* begin SUPPLIED INFORMATION *

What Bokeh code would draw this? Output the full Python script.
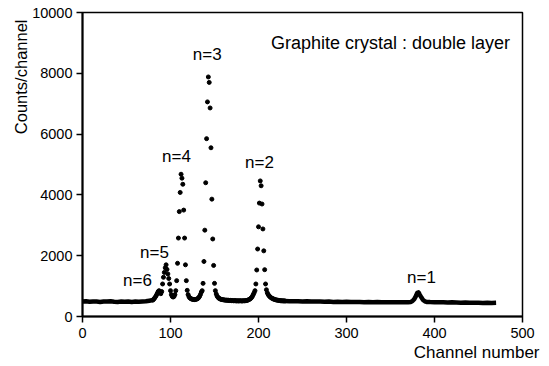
import math
from bokeh.plotting import figure
from bokeh.models import Label, FixedTicker, Range1d, Title
from bokeh.embed import file_html
from bokeh.resources import INLINE

# ---- data ----
# flat background left of the peaks (sampled)
base_left_ch = [0, 4, 8, 12, 16, 20, 24, 28, 32, 36, 40, 44, 48, 52, 56, 60, 64, 68, 72, 76, 80]
base_left_counts = [490, 500, 485, 495, 490, 480, 495, 490, 500, 485, 480, 490, 485, 495, 480, 490, 485, 495, 500, 520, 540]

# channel-by-channel counts through the n=6 ... n=2 peaks (channels 80..230)
peak_ch = list(range(80, 231))
peak_counts = [
    540, 570, 610, 650, 700, 760, 820, 850, 810, 750,
    820, 1070, 1290, 1450, 1600, 1700, 1550, 1400, 1250, 1070,
    850, 720, 660, 640, 660, 720, 850, 1180, 1750, 2580,
    3450, 4080, 4680, 4550, 4350, 3500, 2580, 1700, 1180, 860,
    720, 650, 610, 590, 575, 565, 560, 555, 560, 565,
    575, 590, 620, 660, 720, 800, 850, 1090, 1810, 2840,
    4400, 5850, 7060, 7880, 7700, 6860, 5550, 3860, 2550, 1680,
    1090, 850, 740, 670, 630, 600, 585, 570, 560, 555,
    550, 545, 540, 535, 540, 530, 535, 525, 530, 520,
    525, 520, 515, 525, 520, 510, 520, 515, 510, 520,
    515, 510, 515, 520, 515, 520, 525, 530, 540, 555,
    570, 590, 620, 660, 720, 780, 850, 1070, 1530, 2220,
    2950, 3730, 4460, 4300, 3700, 2880, 2160, 1540, 1070, 880,
    780, 720, 680, 650, 625, 605, 590, 575, 565, 555,
    545, 540, 535, 530, 525, 520, 515, 520, 510, 515,
    510,
]
assert len(peak_ch) == len(peak_counts)

# background right of the peaks incl. the n=1 peak (sampled)
base_right_ch = [230, 235, 240, 245, 250, 255, 260, 265, 270, 275, 280, 285, 290, 295, 300,
                 305, 310, 315, 320, 325, 330, 335, 340, 345, 350, 355, 360, 365, 370, 373,
                 375, 377, 379, 380, 381, 382, 383, 385, 387, 389, 391, 395, 400, 405, 410,
                 415, 420, 425, 430, 435, 440, 445, 450, 455, 460, 465, 470]
base_right_counts = [510, 505, 500, 505, 495, 500, 490, 495, 490, 485, 490, 480, 485, 480, 485,
                     475, 480, 475, 470, 480, 470, 475, 470, 465, 470, 465, 470, 465, 470, 480,
                     510, 570, 680, 750, 800, 790, 730, 630, 545, 500, 480, 475, 470, 465, 470,
                     460, 465, 460, 455, 460, 450, 455, 450, 445, 450, 445, 450]

x_ticks = [0, 100, 200, 300, 400, 500]
y_ticks = [0, 2000, 4000, 6000, 8000, 10000]

peak_names = ["n=1", "n=2", "n=3", "n=4", "n=5", "n=6"]
title_text = "Graphite crystal : double layer"
x_title = "Channel number"
y_title = "Counts/channel"

# ---- layout (label anchor positions in data units) ----
peak_label_x = [385.2, 201.1, 141.7, 106.8, 81.8, 62.5]
peak_label_y = [1296, 5069, 8612, 5266, 2100, 1198]

FONT = "Liberation Sans"

p = figure(width=549, height=366, x_range=Range1d(0, 500), y_range=Range1d(0, 10000),
           output_backend="svg", toolbar_location=None,
           min_border_left=82, min_border_right=27, min_border_top=12, min_border_bottom=50)
p.xgrid.visible = False
p.ygrid.visible = False
p.outline_line_color = "black"
p.outline_line_width = 1.5
p.background_fill_color = "white"
p.border_fill_color = "white"

p.xaxis.ticker = FixedTicker(ticks=x_ticks)
p.yaxis.ticker = FixedTicker(ticks=y_ticks)
for ax in (p.xaxis[0], p.yaxis[0]):
    ax.axis_line_width = 2
    ax.axis_line_color = "black"
    ax.major_tick_line_width = 1.5
    ax.major_tick_line_color = "black"
    ax.major_tick_out = 6
    ax.major_tick_in = 0
    ax.minor_tick_line_color = None
    ax.major_label_text_font = FONT
    ax.major_label_text_font_size = "14.5px"
    ax.major_label_text_color = "black"
p.yaxis.major_label_standoff = 4
p.xaxis.major_label_standoff = 5

p.line(base_left_ch, base_left_counts, line_width=4.5, line_color="black")
p.line(base_right_ch, base_right_counts, line_width=4.5, line_color="black")
p.scatter(peak_ch, peak_counts, size=4, fill_color="black", line_color="black")

for t, lx, ly in zip(peak_names, peak_label_x, peak_label_y):
    p.add_layout(Label(x=lx, y=ly, text=t, text_font=FONT, text_font_size="17px",
                       text_align="center", text_baseline="middle", text_color="black"))

p.add_layout(Label(x=350, y=9006, text=title_text, text_font=FONT, text_font_size="18px",
                   text_align="center", text_baseline="middle", text_color="black"))

p.add_layout(Title(text=x_title, align="right", offset=-17, standoff=0,
                   text_font=FONT, text_font_size="17px", text_font_style="normal",
                   text_color="black"), "below")
p.add_layout(Title(text=y_title, align="right", offset=7, standoff=0,
                   text_font=FONT, text_font_size="16.5px", text_font_style="normal",
                   text_color="black"), "left")

open("out.html", "w").write(file_html(p, INLINE))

* end SUPPLIED INFORMATION *

* WHAT THE TASK ASKS *
Only the lines from the top of the data through the line with "500, 520, 540]" should be quoted, exactly and with both ends kept; skip the pictures.

* REPLY TO THE EXERCISE *
What Bokeh code would draw this? Output the full Python script.
import math
from bokeh.plotting import figure
from bokeh.models import Label, FixedTicker, Range1d, Title
from bokeh.embed import file_html
from bokeh.resources import INLINE

# ---- data ----
# flat background left of the peaks (sampled)
base_left_ch = [0, 4, 8, 12, 16, 20, 24, 28, 32, 36, 40, 44, 48, 52, 56, 60, 64, 68, 72, 76, 80]
base_left_counts = [490, 500, 485, 495, 490, 480, 495, 490, 500, 485, 480, 490, 485, 495, 480, 490, 485, 495, 500, 520, 540]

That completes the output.